Double drift layers to minimize on-resistance in 2.7-kV β-Ga₂O₃ (001) vertical trench Schottky barrier diodes

Improved specific on-resistance (Ron,sp) in beta-gallium oxide (β-Ga₂O₃) trench Schottky barrier diodes (TSBDs) is achieved without the usual trade-off of reduced breakdown voltage, enabled through the use of a double drift layer (DDL) TSBD architecture; this incorporates a Si-doped drift layer atop an unintentionally doped (UID) drift region. DDL TSBDs show a 46% reduction in R_on,sp compared to single-UID drift layer TSBDs, while maintaining a similar V_br of 2.6–2.7 kV. As a result, the DDL TSBD design enhances Baliga's figure-of-merit from 481 MW/cm² for conventional TSBDs to 959 MW/cm², marking a twofold improvement.
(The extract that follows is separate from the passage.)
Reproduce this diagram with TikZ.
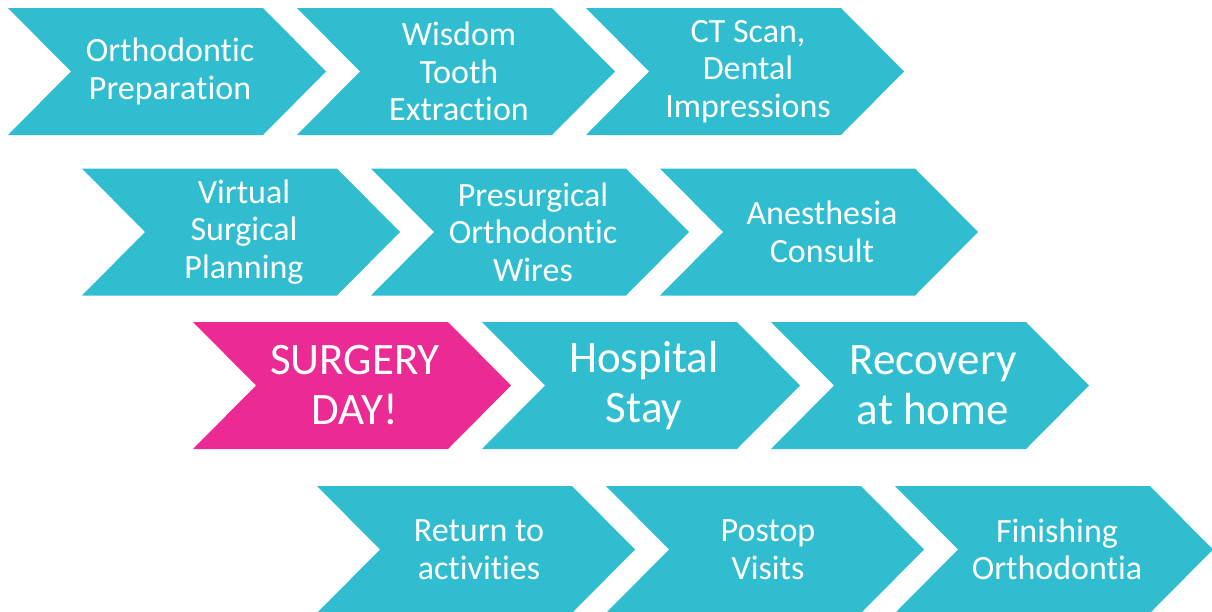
\documentclass[tikz,border=0pt]{standalone}
\usepackage{fontspec}
\setmainfont[Ligatures={NoCommon}]{Carlito}
\definecolor{teal1}{HTML}{31BDD0}
\definecolor{pink1}{HTML}{EC2A94}
\newcommand{\mychev}[6]{%
  \fill[#3] (#1,-#2) -- ++(255,0) -- ++(63,-63.5) -- ++(-63,-63.5) -- ++(-255,0) -- ++(63,63.5) -- cycle;
  \node[#6] (#4) at (#1+162,-#2-63.5) {#5};}
\begin{document}
\begin{tikzpicture}[x=1pt,y=1pt,
  lbl/.style={text=white,align=center,inner sep=0pt,font=\fontsize{34}{37.5}\selectfont},
  biglbl/.style={text=white,align=center,inner sep=0pt,font=\fontsize{45}{50}\selectfont}]
\useasboundingbox (0,0) rectangle (1212,-611);
% row 1
\mychev{8}{8}{teal1}{c1}{Orthodontic\\Preparation}{lbl}
\mychev{297}{8}{teal1}{c2}{Wisdom\\Tooth\\Extraction}{lbl}
\mychev{586}{8}{teal1}{c3}{CT Scan,\\Dental\\Impressions}{lbl}
% row 2
\mychev{82}{168.5}{teal1}{c4}{Virtual\\Surgical\\Planning}{lbl}
\mychev{371}{168.5}{teal1}{c5}{Presurgical\\Orthodontic\\Wires}{lbl}
\mychev{660}{168.5}{teal1}{c6}{Anesthesia\\Consult}{lbl}
% row 3
\mychev{193}{322}{pink1}{c7}{SURGERY\\DAY!}{biglbl}
\mychev{482}{322}{teal1}{c8}{Hospital\\Stay}{biglbl}
\mychev{771}{322}{teal1}{c9}{Recovery\\at home}{biglbl}
% row 4
\mychev{317}{486}{teal1}{c10}{Return to\\activities}{lbl}
\mychev{606}{486}{teal1}{c11}{Postop\\Visits}{lbl}
\mychev{895}{486}{teal1}{c12}{Finishing\\Orthodontia}{lbl}
\end{tikzpicture}
\end{document}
Silvaco TCAD simulations further confirm that both structures exhibit similar dominant peak electric fields at the trench corners, consistent with their comparable breakdown voltages. While reducing fin width in TSBDs enhances V_br because of an improved reduced surface field effect, we demonstrate that this effect is significantly amplified in DDL TSBDs, enabling a substantial shift in the conventional R_on,sp–V_br trajectory.